Handling of WebSockets is similar to operating on normal HTTP requests, but has its own separate tab with history. The requests sent can also be viewed, paused (works only after setting the breakpoint) and resent.
We can start the game with the browser game http://browserquest.mozilla.org (I recommend using Firefox—other browsers may have problems logging in through the ZAP proxy).
We should check now what the game is sending to the server. With each movement of the character, a three-dimensional table (similar to [4,128,33]) is sent, with information on the type of action (4-movement) and with the X/Y coordinates. By changing parameters, we send the server information that we are moving. Unfortunately, the browser “does not know” about these requests, and the character will not move on the screen. So we cannot do much about it.
Let’s try to attack the monster. Two packages alternately appear here: [8,78163] and [9,78163]. As in the others, the first value is the type of action, and the second one does not change this time. After fighting with several monsters, you can assume that this is the monster identification number, and one in these packages is the attack action.
What happens when we start sending it at smaller intervals than the game does? Is there a feedback message about the allowed attack speed, or is the client application (game in the browser) doing this?
I encourage you to try to see on your own how the communication between the game and the server is established. Maybe you will find something more interesting?
The first thing that stands out when you turn on the application is the encouragement to use the button in the Quick Start window. Just enter the URL and the application will use Spider itself and enable Active Scan on the resources found.
This is a useful option when using ZAP for automated application tests or as a quick test of the tool’s capabilities.
In the Alerts tab, places worth checking are indicated. On the selected application, you can see how the attack was carried out, along with a description of vulnerability and security methods (great for learning from examples).
Parameters of Scanning Speed
Once we have direct access to the application being on the same network, sometimes we are incognito and we do not want scans to be detected. Therefore, we can regulate the parameters of each attack by clicking on the gear icon:
A small thing that sometimes may improve work. Instead of copying each encoded string to the decoder (e.g., on the websites designed for this), just select and choose decoding. In the following example, we suspect that the string can be encoded by using base64. Let’s check it.

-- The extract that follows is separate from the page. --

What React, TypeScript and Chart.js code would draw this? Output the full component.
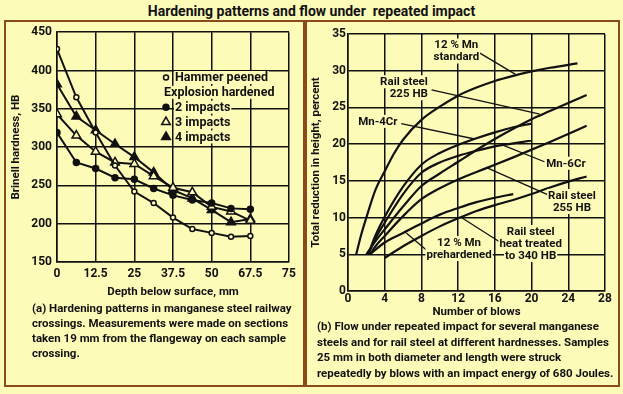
import React, { useEffect, useRef } from "react";
import { Chart, registerables } from "chart.js";
import { drawPoint } from "chart.js/helpers";

Chart.register(...registerables);

// ---------------- Panel (a) data ----------------
const depthMm = [0, 6.25, 12.5, 18.75, 25, 31.25, 37.5, 43.75, 50, 56.25, 62.5];
const depthTickValues = [0, 12.5, 25, 37.5, 50, 62.5, 75];
const depthTickLabels = ["0", "12.5", "25", "37.5", "50", "67.5", "75"];
const hammerPeenedHB = [428, 365, 319, 276, 242, 227, 208, 193, 188, 183, 184];
const twoImpactsHB = [319, 280, 272, 260, 258, 246, 237, 231, 227, 220, 219];
const threeImpactsHB = [343, 315, 294, 280, 278, 262, 247, 241, 222, 216, 204];
const fourImpactsHB = [382, 340, 322, 304, 287, 267, 244, 233, 218, 202, 206];

// ---------------- Panel (b) data ----------------
const mnStandardBlows = [0.9, 1.4, 2, 3, 4, 5, 6, 8, 10, 12, 14, 16, 18, 20, 22, 25];
const mnStandardPct = [5, 7.5, 10, 13.8, 16.3, 18.7, 20.6, 23.3, 25.1, 26.6, 27.7, 28.6, 29.3, 29.9, 30.4, 31.0];
const rail225Blows = [2, 3, 4, 6, 8, 10, 12, 14, 16, 18, 20, 22, 24, 26];
const rail225Pct = [5, 6.8, 8.4, 11.5, 14.3, 16.0, 17.6, 19.2, 20.7, 22.1, 23.4, 24.5, 25.6, 26.7];
const mn4CrBlows = [2.2, 3, 4, 6, 8, 10, 12, 14, 16, 18, 20];
const mn4CrPct = [5, 7.6, 10.1, 14.2, 17.2, 18.8, 19.9, 20.8, 21.6, 22.3, 22.8];
const mn6CrBlows = [2.2, 3, 4, 6, 8, 10, 12, 14, 16, 18, 20];
const mn6CrPct = [5, 7.2, 9.3, 13.2, 16.1, 17.5, 18.4, 19.1, 19.7, 20.1, 20.5];
const rail255Blows = [2.4, 3, 4, 6, 8, 10, 12, 15, 18, 22, 26];
const rail255Pct = [5, 6.1, 7.5, 10.2, 12.5, 14.0, 15.2, 16.7, 18.2, 20.3, 22.5];
const mnPrehardBlows = [2.4, 4, 6, 8, 10, 12, 14, 16, 18];
const mnPrehardPct = [5, 6.6, 7.9, 9.2, 10.4, 11.3, 12.1, 12.7, 13.2];
const rail340Blows = [4, 6, 8, 10, 12, 14, 16, 18, 20, 22, 24, 26];
const rail340Pct = [4.5, 6.1, 7.5, 8.8, 9.9, 10.9, 11.7, 12.4, 13.2, 14.1, 14.9, 15.6];

// annotation texts (anchors in data units)
const flowLabels = [
  { lines: ["12 % Mn", "standard"], x: 11.8, y: 33.5, align: "center", from: [14.1, 32.6], to: [18.25, 29.5] },
  { lines: ["Rail steel", "225 HB"], x: 8.7, y: 28.5, align: "right", from: [9.1, 27.4], to: [20.9, 24.1] },
  { lines: ["Mn-4Cr"], x: 5.4, y: 23.1, align: "right", from: [5.8, 22.8], to: [13.8, 20.7] },
  { lines: ["Mn-6Cr"], x: 21.6, y: 17.4, align: "left", from: [21.4, 17.6], to: [17.0, 19.8] },
  { lines: ["Rail steel", "255 HB"], x: 24.4, y: 13.0, align: "center", from: [21.8, 13.1], to: [15.1, 16.8] },
  { lines: ["12 % Mn", "prehardened"], x: 12.1, y: 6.6, align: "center", from: [8.7, 5.4], to: [6.35, 7.9] },
  { lines: ["Rail steel", "heat treated", "to 340 HB"], x: 19.9, y: 8.1, align: "center", from: [16.5, 6.7], to: [12.35, 10.0] },
];

const legendItems = [
  { label: "Hammer peened", style: "circle", filled: false, r: 2.5 },
  { label: "Explosion hardened", style: "", filled: false, r: 0 },
  { label: "2 impacts", style: "circle", filled: true, r: 3 },
  { label: "3 impacts", style: "triangle", filled: false, r: 5 },
  { label: "4 impacts", style: "triangle", filled: true, r: 5 },
];

const BG = "#fdfbb8";
const INK = "#111111";
const BORDER = "#8a4a1a";
const FONT = "Roboto, 'DejaVu Sans', sans-serif";
const FS = 11.5;

Chart.defaults.font.family = FONT;
Chart.defaults.font.weight = "bold";
Chart.defaults.font.size = FS;
Chart.defaults.color = INK;

function textWithBg(ctx: CanvasRenderingContext2D, text: string, x: number, y: number, align: CanvasTextAlign) {
  const w = ctx.measureText(text).width;
  let left = x;
  if (align === "center") left = x - w / 2;
  else if (align === "right") left = x - w;
  ctx.fillStyle = BG;
  ctx.fillRect(left - 1, y - 6.5, w + 2, 13);
  ctx.fillStyle = INK;
  ctx.textAlign = "left";
  ctx.textBaseline = "middle";
  ctx.fillText(text, left, y + 0.5);
}

const legendPlugin = {
  id: "hardLegend",
  afterDatasetsDraw(chart: any) {
    const { ctx, chartArea } = chart;
    ctx.save();
    ctx.font = `bold 12.5px ${FONT}`;
    legendItems.forEach((it, i) => {
      const y = chartArea.top + 45.3 + i * 14.85;
      const mx = chartArea.left + 109;
      if (it.style) {
        ctx.lineWidth = 1.5;
        ctx.strokeStyle = INK;
        ctx.fillStyle = it.filled ? INK : BG;
        drawPoint(ctx, { pointStyle: it.style, radius: it.r, borderWidth: 1.5, rotation: 0 } as any, mx, y);
        textWithBg(ctx, it.label, chartArea.left + 118, y, "left");
      } else {
        textWithBg(ctx, it.label, chartArea.left + 107, y, "left");
      }
    });
    ctx.restore();
  },
};

const flowLabelPlugin = {
  id: "flowLabels",
  afterDatasetsDraw(chart: any) {
    const { ctx, scales } = chart;
    const xs = scales.x, ys = scales.y;
    ctx.save();
    ctx.strokeStyle = INK;
    ctx.lineWidth = 1.3;
    flowLabels.forEach((l) => {
      ctx.beginPath();
      ctx.moveTo(xs.getPixelForValue(l.from[0]), ys.getPixelForValue(l.from[1]));
      ctx.lineTo(xs.getPixelForValue(l.to[0]), ys.getPixelForValue(l.to[1]));
      ctx.stroke();
    });
    ctx.font = `bold ${FS}px ${FONT}`;
    flowLabels.forEach((l) => {
      const px = xs.getPixelForValue(l.x);
      const py = ys.getPixelForValue(l.y);
      l.lines.forEach((t, i) => textWithBg(ctx, t, px, py + i * 12, l.align as CanvasTextAlign));
    });
    ctx.restore();
  },
};

const gridOpts = { color: INK, lineWidth: 1.5, drawTicks: false };
const borderOpts = { display: true, color: INK, width: 1.5 };

function pts(xs: number[], ys: number[]) {
  return xs.map((x, i) => ({ x, y: ys[i] }));
}

function HardeningChart() {
  const ref = useRef<HTMLCanvasElement>(null);
  useEffect(() => {
    const mk = (label: string, ys: number[], style: string, filled: boolean, r: number) => ({
      label,
      data: pts(depthMm, ys),
      borderColor: INK,
      borderWidth: 2,
      pointStyle: style,
      pointRadius: r,
      pointBorderWidth: 1.5,
      pointBorderColor: INK,
      pointBackgroundColor: filled ? INK : BG,
      tension: 0,
    });
    const chart = new Chart(ref.current!, {
      type: "line",
      data: {
        datasets: [
          mk("Hammer peened", hammerPeenedHB, "circle", false, 2.5),
          mk("2 impacts", twoImpactsHB, "circle", true, 3),
          mk("3 impacts", threeImpactsHB, "triangle", false, 5),
          mk("4 impacts", fourImpactsHB, "triangle", true, 5),
        ],
      },
      options: {
        responsive: false,
        animation: false,
        layout: { padding: { left: 0, top: 12, right: 16, bottom: 8 } },
        plugins: { legend: { display: false }, tooltip: { enabled: false } },
        scales: {
          x: {
            type: "linear",
            min: 0,
            max: 75,
            afterBuildTicks: (axis: any) => {
              axis.ticks = depthTickValues.map((v) => ({ value: v }));
            },
            afterFit: (axis: any) => {
              axis.height = 40;
            },
            ticks: {
              autoSkip: false,
              maxRotation: 0,
              padding: 5,
              font: { size: 12 },
              callback: (v: any) => depthTickLabels[depthTickValues.indexOf(Number(v))] ?? "",
            },
            grid: gridOpts,
            border: borderOpts,
            title: { display: true, text: "Depth below surface, mm", padding: { top: 0, bottom: 3 } },
          },
          y: {
            type: "linear",
            min: 150,
            max: 450,
            afterFit: (axis: any) => {
              axis.width = 53;
            },
            ticks: { stepSize: 50, padding: 5, font: { size: 12 } },
            grid: gridOpts,
            border: borderOpts,
            title: { display: true, text: "Brinell hardness, HB", padding: { top: 5.5, bottom: 0 } },
          },
        },
      } as any,
      plugins: [legendPlugin],
    });
    return () => chart.destroy();
  }, []);
  return (
    <canvas
      ref={ref}
      width={301}
      height={290}
      style={{ position: "absolute", left: 4, top: 20, width: 301, height: 290 }}
    />
  );
}

function FlowChart() {
  const ref = useRef<HTMLCanvasElement>(null);
  useEffect(() => {
    const mk = (label: string, xs: number[], ys: number[]) => ({
      label,
      data: pts(xs, ys),
      borderColor: INK,
      borderWidth: 2.2,
      pointRadius: 0,
      cubicInterpolationMode: "monotone",
    });
    const chart = new Chart(ref.current!, {
      type: "line",
      data: {
        datasets: [
          mk("12 % Mn standard", mnStandardBlows, mnStandardPct),
          mk("Rail steel 225 HB", rail225Blows, rail225Pct),
          mk("Mn-4Cr", mn4CrBlows, mn4CrPct),
          mk("Mn-6Cr", mn6CrBlows, mn6CrPct),
          mk("Rail steel 255 HB", rail255Blows, rail255Pct),
          mk("12 % Mn prehardened", mnPrehardBlows, mnPrehardPct),
          mk("Rail steel heat treated to 340 HB", rail340Blows, rail340Pct),
        ],
      },
      options: {
        responsive: false,
        animation: false,
        layout: { padding: { left: 0, top: 14, right: 14, bottom: 4 } },
        plugins: { legend: { display: false }, tooltip: { enabled: false } },
        scales: {
          x: {
            type: "linear",
            min: 0,
            max: 28,
            afterFit: (axis: any) => {
              axis.height = 30;
            },
            ticks: { stepSize: 4, autoSkip: false, maxRotation: 0, padding: 1, font: { size: 12 } },
            grid: gridOpts,
            border: borderOpts,
            title: { display: true, text: "Number of blows", padding: { top: 0, bottom: 2 } },
          },
          y: {
            type: "linear",
            min: 0,
            max: 35,
            afterFit: (axis: any) => {
              axis.width = 43;
            },
            ticks: { stepSize: 5, padding: 2, font: { size: 12 } },
            grid: gridOpts,
            border: borderOpts,
            title: { display: true, text: "Total reduction in height, percent", padding: { top: 3.8, bottom: 0 } },
          },
        },
      } as any,
      plugins: [flowLabelPlugin],
    });
    return () => chart.destroy();
  }, []);
  return (
    <canvas
      ref={ref}
      width={314}
      height={305}
      style={{ position: "absolute", left: 305, top: 20, width: 314, height: 305 }}
    />
  );
}

const textStyle: React.CSSProperties = {
  position: "absolute",
  fontFamily: FONT,
  fontWeight: "bold",
  fontSize: FS,
  color: INK,
  whiteSpace: "pre",
};

export default function App() {
  return (
    <div
      style={{
        position: "absolute",
        left: 0,
        top: 0,
        width: 623,
        height: 394,
        background: BG,
        overflow: "hidden",
      }}
    >
      <div
        style={{
          ...textStyle,
          left: 0,
          width: 623,
          top: 2,
          fontSize: 14,
          lineHeight: "18px",
          textAlign: "center",
        }}
      >
        {"Hardening patterns and flow under  repeated impact"}
      </div>
      <div
        style={{
          position: "absolute",
          left: 4,
          top: 20,
          width: 301,
          height: 367,
          boxSizing: "border-box",
          border: `2px solid ${BORDER}`,
        }}
      />
      <div
        style={{
          position: "absolute",
          left: 305,
          top: 20,
          width: 315,
          height: 367,
          boxSizing: "border-box",
          border: `2px solid ${BORDER}`,
        }}
      />
      <HardeningChart />
      <FlowChart />
      <div style={{ ...textStyle, left: 32, top: 301, lineHeight: "15px" }}>
        {"(a) Hardening patterns in manganese steel railway\ncrossings. Measurements were made on sections\ntaken 19 mm from the flangeway on each sample\ncrossing."}
      </div>
      <div style={{ ...textStyle, left: 317, top: 319, lineHeight: "15.5px" }}>
        {"(b) Flow under repeated impact for several manganese\nsteels and for rail steel at different hardnesses. Samples\n25 mm in both diameter and length were struck\nrepeatedly by blows with an impact energy of 680 Joules."}
      </div>
    </div>
  );
}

A window with decoded values appears before us; in this case, the suspicions seem right.
This text describes the built-in ZAP modules. Additional ones can be easily installed from the available marketplace—all add-ons are free. I recommend that you try ZAP’s capabilities yourself, especially since it is run on a Java virtual machine, which means the operating system is not a limitation.
ZAP, thanks to the ability to run in the console and control via API, can be connected to a support tool continuous integration (e.g., Jenkins), as an additional criterion for checking. This will allow programmers to catch possible vulnerabilities as soon as they are created.
Locally launched applications that intentionally contain vulnerabilities were used for the presentation:
BodgeIt written in Java
WackoPicko written in PHP
If you want to check your errors, I recommend OWASP Broken Web Applications Project, which provides many applications already configured in the form of a virtual machine image.